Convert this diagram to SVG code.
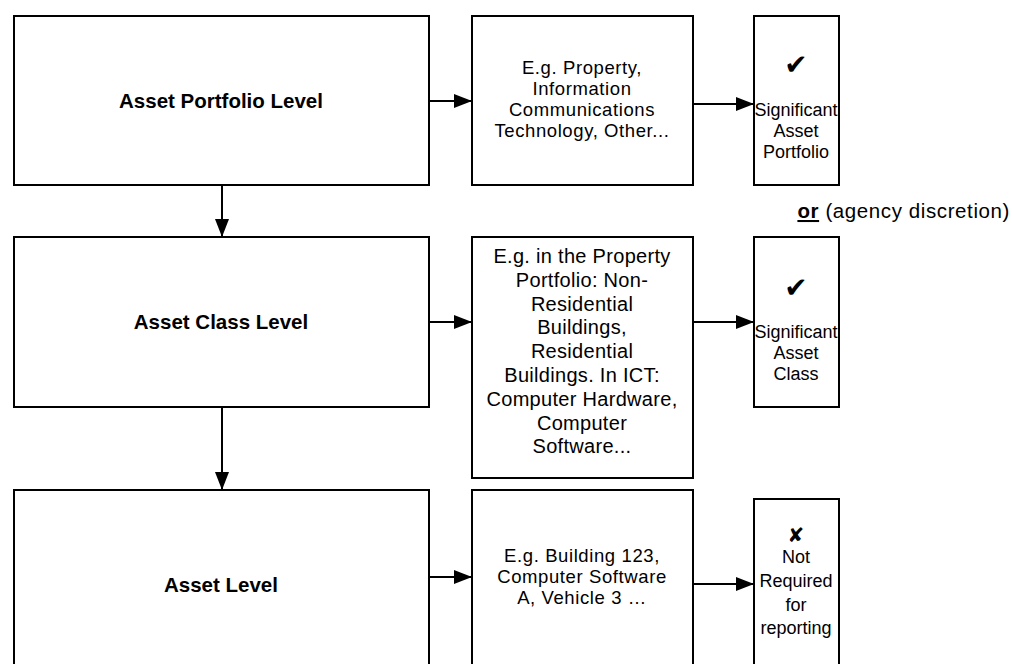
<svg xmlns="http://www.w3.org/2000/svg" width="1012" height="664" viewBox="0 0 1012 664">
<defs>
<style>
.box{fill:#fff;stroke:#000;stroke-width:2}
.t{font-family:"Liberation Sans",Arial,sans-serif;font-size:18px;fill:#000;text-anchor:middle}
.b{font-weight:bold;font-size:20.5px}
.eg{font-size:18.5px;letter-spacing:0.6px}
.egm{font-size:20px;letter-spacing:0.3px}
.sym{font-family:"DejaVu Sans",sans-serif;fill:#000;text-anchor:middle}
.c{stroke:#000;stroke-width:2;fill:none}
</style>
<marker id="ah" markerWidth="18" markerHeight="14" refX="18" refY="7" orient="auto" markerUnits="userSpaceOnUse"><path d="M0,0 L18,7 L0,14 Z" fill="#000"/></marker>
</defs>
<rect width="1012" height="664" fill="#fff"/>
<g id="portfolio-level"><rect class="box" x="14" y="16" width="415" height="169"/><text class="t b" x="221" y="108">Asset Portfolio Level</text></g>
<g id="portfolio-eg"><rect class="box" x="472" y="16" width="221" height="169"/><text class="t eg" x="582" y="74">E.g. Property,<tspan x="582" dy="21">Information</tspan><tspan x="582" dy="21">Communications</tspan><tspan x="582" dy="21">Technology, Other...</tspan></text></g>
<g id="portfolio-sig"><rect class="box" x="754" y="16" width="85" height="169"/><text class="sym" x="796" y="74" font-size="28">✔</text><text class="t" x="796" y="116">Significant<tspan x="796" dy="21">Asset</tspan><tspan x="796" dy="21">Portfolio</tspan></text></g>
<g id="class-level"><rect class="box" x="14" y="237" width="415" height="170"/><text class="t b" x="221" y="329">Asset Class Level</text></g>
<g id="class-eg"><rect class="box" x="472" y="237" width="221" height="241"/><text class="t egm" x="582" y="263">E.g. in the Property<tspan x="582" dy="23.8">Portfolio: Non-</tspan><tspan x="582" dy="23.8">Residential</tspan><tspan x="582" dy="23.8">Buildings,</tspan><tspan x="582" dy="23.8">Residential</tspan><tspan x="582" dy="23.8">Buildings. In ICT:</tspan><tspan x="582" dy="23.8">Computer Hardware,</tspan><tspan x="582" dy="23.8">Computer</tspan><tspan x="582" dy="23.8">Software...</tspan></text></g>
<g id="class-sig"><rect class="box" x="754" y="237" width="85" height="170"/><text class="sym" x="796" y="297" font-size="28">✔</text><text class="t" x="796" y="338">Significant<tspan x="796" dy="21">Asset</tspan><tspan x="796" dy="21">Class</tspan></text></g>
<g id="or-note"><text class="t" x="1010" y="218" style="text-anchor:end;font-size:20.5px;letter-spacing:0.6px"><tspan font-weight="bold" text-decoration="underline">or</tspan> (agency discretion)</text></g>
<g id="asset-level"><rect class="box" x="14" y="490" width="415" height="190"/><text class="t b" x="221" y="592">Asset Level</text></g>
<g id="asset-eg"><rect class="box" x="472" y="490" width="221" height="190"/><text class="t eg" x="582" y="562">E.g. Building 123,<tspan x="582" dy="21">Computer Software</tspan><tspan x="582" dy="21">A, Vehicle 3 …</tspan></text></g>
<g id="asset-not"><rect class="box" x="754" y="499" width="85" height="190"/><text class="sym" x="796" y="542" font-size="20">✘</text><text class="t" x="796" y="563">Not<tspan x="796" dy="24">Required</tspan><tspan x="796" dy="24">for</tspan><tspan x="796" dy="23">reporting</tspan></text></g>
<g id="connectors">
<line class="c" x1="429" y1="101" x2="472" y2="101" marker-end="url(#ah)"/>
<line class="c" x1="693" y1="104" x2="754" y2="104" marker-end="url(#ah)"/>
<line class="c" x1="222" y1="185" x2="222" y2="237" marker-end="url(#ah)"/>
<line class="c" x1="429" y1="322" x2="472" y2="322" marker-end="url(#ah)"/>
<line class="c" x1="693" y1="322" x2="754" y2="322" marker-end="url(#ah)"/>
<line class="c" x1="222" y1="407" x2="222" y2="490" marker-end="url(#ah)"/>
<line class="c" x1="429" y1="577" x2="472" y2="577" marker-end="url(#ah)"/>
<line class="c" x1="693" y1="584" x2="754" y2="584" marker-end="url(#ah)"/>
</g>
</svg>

■ ■ ■ ■

• _PROBLEM STATEMENT_: Extract all the data above exactly, excluding every picture.

• _WRITTEN SOLUTION_:
Convert this diagram to SVG code.
<svg xmlns="http://www.w3.org/2000/svg" width="1012" height="664" viewBox="0 0 1012 664">
<defs>
<style>
.box{fill:#fff;stroke:#000;stroke-width:2}
.t{font-family:"Liberation Sans",Arial,sans-serif;font-size:18px;fill:#000;text-anchor:middle}
.b{font-weight:bold;font-size:20.5px}
.eg{font-size:18.5px;letter-spacing:0.6px}
.egm{font-size:20px;letter-spacing:0.3px}
.sym{font-family:"DejaVu Sans",sans-serif;fill:#000;text-anchor:middle}
.c{stroke:#000;stroke-width:2;fill:none}
</style>
<marker id="ah" markerWidth="18" markerHeight="14" refX="18" refY="7" orient="auto" markerUnits="userSpaceOnUse"><path d="M0,0 L18,7 L0,14 Z" fill="#000"/></marker>
</defs>
<rect width="1012" height="664" fill="#fff"/>
<g id="portfolio-level"><rect class="box" x="14" y="16" width="415" height="169"/><text class="t b" x="221" y="108">Asset Portfolio Level</text></g>
<g id="portfolio-eg"><rect class="box" x="472" y="16" width="221" height="169"/><text class="t eg" x="582" y="74">E.g. Property,<tspan x="582" dy="21">Information</tspan><tspan x="582" dy="21">Communications</tspan><tspan x="582" dy="21">Technology, Other...</tspan></text></g>
<g id="portfolio-sig"><rect class="box" x="754" y="16" width="85" height="169"/><text class="sym" x="796" y="74" font-size="28">✔</text><text class="t" x="796" y="116">Significant<tspan x="796" dy="21">Asset</tspan><tspan x="796" dy="21">Portfolio</tspan></text></g>
<g id="class-level"><rect class="box" x="14" y="237" width="415" height="170"/><text class="t b" x="221" y="329">Asset Class Level</text></g>
<g id="class-eg"><rect class="box" x="472" y="237" width="221" height="241"/><text class="t egm" x="582" y="263">E.g. in the Property<tspan x="582" dy="23.8">Portfolio: Non-</tspan><tspan x="582" dy="23.8">Residential</tspan><tspan x="582" dy="23.8">Buildings,</tspan><tspan x="582" dy="23.8">Residential</tspan><tspan x="582" dy="23.8">Buildings. In ICT:</tspan><tspan x="582" dy="23.8">Computer Hardware,</tspan><tspan x="582" dy="23.8">Computer</tspan><tspan x="582" dy="23.8">Software...</tspan></text></g>
<g id="class-sig"><rect class="box" x="754" y="237" width="85" height="170"/><text class="sym" x="796" y="297" font-size="28">✔</text><text class="t" x="796" y="338">Significant<tspan x="796" dy="21">Asset</tspan><tspan x="796" dy="21">Class</tspan></text></g>
<g id="or-note"><text class="t" x="1010" y="218" style="text-anchor:end;font-size:20.5px;letter-spacing:0.6px"><tspan font-weight="bold" text-decoration="underline">or</tspan> (agency discretion)</text></g>
<g id="asset-level"><rect class="box" x="14" y="490" width="415" height="190"/><text class="t b" x="221" y="592">Asset Level</text></g>
<g id="asset-eg"><rect class="box" x="472" y="490" width="221" height="190"/><text class="t eg" x="582" y="562">E.g. Building 123,<tspan x="582" dy="21">Computer Software</tspan><tspan x="582" dy="21">A, Vehicle 3 …</tspan></text></g>
<g id="asset-not"><rect class="box" x="754" y="499" width="85" height="190"/><text class="sym" x="796" y="542" font-size="20">✘</text><text class="t" x="796" y="563">Not<tspan x="796" dy="24">Required</tspan><tspan x="796" dy="24">for</tspan><tspan x="796" dy="23">reporting</tspan></text></g>
<g id="connectors">
<line class="c" x1="429" y1="101" x2="472" y2="101" marker-end="url(#ah)"/>
<line class="c" x1="693" y1="104" x2="754" y2="104" marker-end="url(#ah)"/>
<line class="c" x1="222" y1="185" x2="222" y2="237" marker-end="url(#ah)"/>
<line class="c" x1="429" y1="322" x2="472" y2="322" marker-end="url(#ah)"/>
<line class="c" x1="693" y1="322" x2="754" y2="322" marker-end="url(#ah)"/>
<line class="c" x1="222" y1="407" x2="222" y2="490" marker-end="url(#ah)"/>
<line class="c" x1="429" y1="577" x2="472" y2="577" marker-end="url(#ah)"/>
<line class="c" x1="693" y1="584" x2="754" y2="584" marker-end="url(#ah)"/>
</g>
</svg>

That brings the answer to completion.